> **What is required**
Find the string "this" in the listing and report every line that has it.

(Records with drawing code)
· · · · · · ·

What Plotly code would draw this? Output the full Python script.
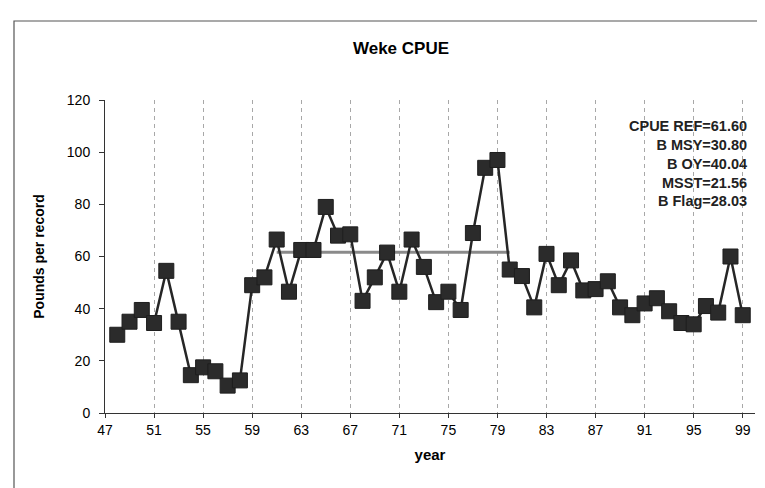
import plotly.graph_objects as go

years = list(range(48, 100))
cpue = [30, 35, 39.5, 34.5, 54.5, 35, 14.5, 17.5, 16, 10.5, 12.5, 49, 52,
        66.5, 46.5, 62.5, 62.5, 79, 68, 68.5, 43, 52, 61.5, 46.5, 66.5, 56,
        42.5, 46.5, 39.5, 69, 94, 97, 55, 52.5, 40.5, 61, 49, 58.5, 47, 47.5,
        50.5, 40.5, 37.5, 42, 44, 39, 34.5, 34, 41, 38.5, 60, 37.5]
ref_years = [61, 80]
ref_values = [61.6, 61.6]
x_ticks = list(range(47, 100, 4))
y_ticks = [0, 20, 40, 60, 80, 100, 120]
info_lines = ["CPUE REF=61.60", "B MSY=30.80", "B OY=40.04", "MSST=21.56", "B Flag=28.03"]

FONT = "Liberation Sans, Arial, sans-serif"

fig = go.Figure()
fig.add_trace(go.Scatter(
    x=ref_years, y=ref_values, mode="lines",
    line=dict(color="#8a8a8a", width=3),
    showlegend=False, hoverinfo="skip"))
fig.add_trace(go.Scatter(
    x=years, y=cpue, mode="lines+markers",
    line=dict(color="#262626", width=2.5),
    marker=dict(symbol="square", size=15, color="#2b2b2b",
                line=dict(color="#1e1e1e", width=1)),
    showlegend=False, hoverinfo="x+y"))

fig.update_layout(
    width=765, height=488,
    margin=dict(l=97, r=18, t=92, b=83),
    paper_bgcolor="white", plot_bgcolor="white",
    title=dict(text="<b>Weke CPUE</b>", x=393 / 765, xanchor="center",
               y=1 - 40 / 488, yanchor="middle",
               font=dict(family=FONT, size=17, color="black")),
    font=dict(family=FONT, size=13, color="black"),
    xaxis=dict(range=[47, 100], tickvals=x_ticks,
               ticktext=[str(v) for v in x_ticks],
               showgrid=True, gridcolor="#a8a8a8", griddash="4px,4px", gridwidth=1,
               showline=True, linecolor="#333", linewidth=1,
               ticks="outside", ticklen=4, tickcolor="#333",
               zeroline=False,
               title=dict(text="<b>year</b>", standoff=12,
                          font=dict(family=FONT, size=15, color="black")),
               tickfont=dict(family=FONT, size=14, color="black")),
    yaxis=dict(range=[0, 120], tickvals=y_ticks,
               showgrid=False, zeroline=False,
               showline=True, linecolor="#333", linewidth=1,
               ticks="outside", ticklen=5, tickcolor="#333",
               ticklabelstandoff=6,
               title=dict(text="<b>Pounds per record</b>", standoff=18,
                          font=dict(family=FONT, size=14, color="black")),
               tickfont=dict(family=FONT, size=14, color="black")),
)

fig.add_annotation(
    text="<b>" + "<br>".join(info_lines) + "</b>",
    xref="paper", yref="paper",
    x=(741 - 97) / 650, y=(405 - 155.5) / 313,
    xanchor="right", yanchor="middle", align="right", showarrow=False,
    font=dict(family=FONT, size=14.5, color="#222"))

fig.add_shape(type="rect", xref="paper", yref="paper",
              x0=(6 - 97) / 650, x1=(760 - 97) / 650,
              y0=(405 - 484) / 313, y1=(405 - 13) / 313,
              line=dict(color="#555", width=1.2), fillcolor="rgba(0,0,0,0)",
              layer="below")

fig.write_html("out.html")
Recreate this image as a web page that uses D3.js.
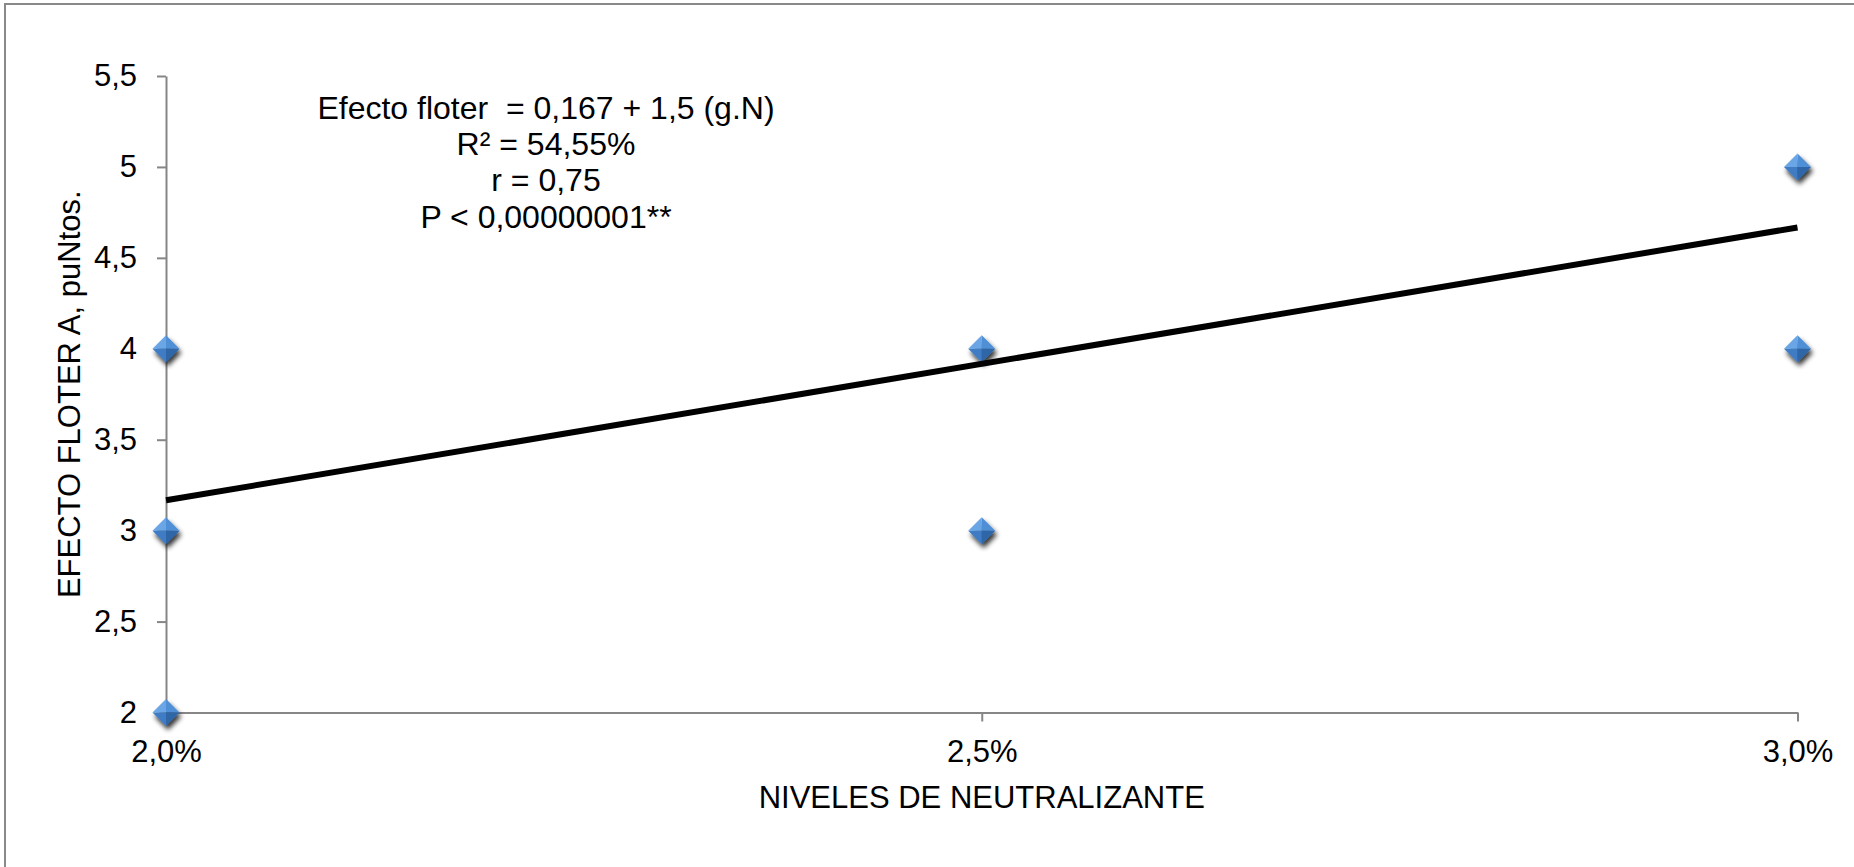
<!DOCTYPE html>
<html><head><meta charset="utf-8">
<script src="https://cdn.jsdelivr.net/npm/d3@7"></script>
<style>
html,body{margin:0;padding:0;background:#fff;}
text{font-family:"Liberation Sans",Arial,sans-serif;fill:#000;}
</style></head>
<body>
<svg id="chart" width="1854" height="867"></svg>
<script>
// ---- data ----
const xTickValues = [2.0, 2.5, 3.0];
const xTickLabels = ["2,0%", "2,5%", "3,0%"];
const yTickValues = [2, 2.5, 3, 3.5, 4, 4.5, 5, 5.5];
const yTickLabels = ["2", "2,5", "3", "3,5", "4", "4,5", "5", "5,5"];
const pointX = [2.0, 2.0, 2.0, 2.5, 2.5, 3.0, 3.0];
const pointY = [4, 3, 2, 4, 3, 5, 4];
const trendIntercept = 0.167;
const trendSlope = 1.5;
const annotationLines = ["Efecto floter  = 0,167 + 1,5 (g.N)", "R\u00b2 = 54,55%", "r = 0,75", "P < 0,00000001**"];
const xTitle = "NIVELES DE NEUTRALIZANTE";
const yTitle = "EFECTO FLOTER A, puNtos.";

const svg = d3.select("#chart");
const pL = 166, pR = 1797.5, pT = 76, pB = 712.5;
const tickFont = 31, titleFont = 31, noteFont = 32;

const x = d3.scaleLinear().domain([2.0, 3.0]).range([pL, pR]);
const y = d3.scaleLinear().domain([2, 5.5]).range([pB, pT]);

// outer border
svg.append("rect").attr("x", 5).attr("y", 4).attr("width", 1854).attr("height", 880)
  .attr("fill", "#fff").attr("stroke", "#898989").attr("stroke-width", 2);

const defs = svg.append("defs");
const f = defs.append("filter").attr("id", "shadow").attr("x", "-50%").attr("y", "-50%").attr("width", "200%").attr("height", "200%");
f.append("feGaussianBlur").attr("in", "SourceAlpha").attr("stdDeviation", 2.4).attr("result", "b");
f.append("feOffset").attr("in", "b").attr("dx", 2).attr("dy", 3.5).attr("result", "o");
f.append("feComponentTransfer").attr("in", "o").attr("result", "s").append("feFuncA").attr("type", "linear").attr("slope", 0.8);
const fm = f.append("feMerge");
fm.append("feMergeNode").attr("in", "s");
fm.append("feMergeNode").attr("in", "SourceGraphic");

// axes
const yAxis = d3.axisLeft(y).tickValues(yTickValues).tickFormat((d, i) => yTickLabels[i]).tickSize(9).tickSizeOuter(0).tickPadding(20);
const gy = svg.append("g").attr("transform", `translate(${pL},0)`).call(yAxis);
const xAxis = d3.axisBottom(x).tickValues(xTickValues).tickFormat((d, i) => xTickLabels[i]).tickSize(9).tickSizeOuter(0).tickPadding(18);
const gx = svg.append("g").attr("transform", `translate(0,${pB})`).call(xAxis);
[gx, gy].forEach(g => {
  g.select(".domain").attr("stroke", "#868686").attr("stroke-width", 2);
  g.selectAll(".tick line").attr("stroke", "#868686").attr("stroke-width", 2);
  g.selectAll(".tick text").attr("font-size", tickFont).attr("font-family", "Liberation Sans, Arial, sans-serif").attr("fill", "#000");
});
gx.selectAll(".tick").filter(d => d === 2.0).select("line").remove();
gy.selectAll(".tick").filter(d => d === 2).select("line").remove();

// points
const diamond = (cx, cy, r) => {
  const g = svg.append("g").attr("transform", `translate(${cx},${cy})`).attr("filter", "url(#shadow)");
  g.append("path").attr("d", `M0,${-r}L${-r},0L0,0Z`).attr("fill", "#6aa6e6");
  g.append("path").attr("d", `M0,${-r}L${r},0L0,0Z`).attr("fill", "#4f8fd6");
  g.append("path").attr("d", `M${-r},0L0,${r}L0,0Z`).attr("fill", "#3f7cc4");
  g.append("path").attr("d", `M${r},0L0,${r}L0,0Z`).attr("fill", "#2f66a8");
};
pointX.forEach((px, i) => diamond(x(px), y(pointY[i]), 13.5));

// trend line
const trend = d => trendIntercept + trendSlope * d;
svg.append("line")
  .attr("x1", x(2.0)).attr("y1", y(trend(2.0)))
  .attr("x2", x(3.0)).attr("y2", y(trend(3.0)))
  .attr("stroke", "#000").attr("stroke-width", 6);

// annotation
annotationLines.forEach((t, i) => {
  svg.append("text").attr("x", 546).attr("y", 119 + i * 36.2)
    .attr("text-anchor", "middle").attr("font-size", noteFont)
    .style("white-space", "pre").text(t);
});

// axis titles
svg.append("text").attr("x", (pL + pR) / 2).attr("y", 808)
  .attr("text-anchor", "middle").attr("font-size", titleFont).text(xTitle);
svg.append("text").attr("transform", `translate(80,${(pT + pB) / 2}) rotate(-90)`)
  .attr("text-anchor", "middle").attr("font-size", titleFont).text(yTitle);
</script>
</body></html>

· · · · · · ·

> **Solution to the exercise**
What Plotly code would draw this? Output the full Python script.
Recreate this image as a web page that uses D3.js.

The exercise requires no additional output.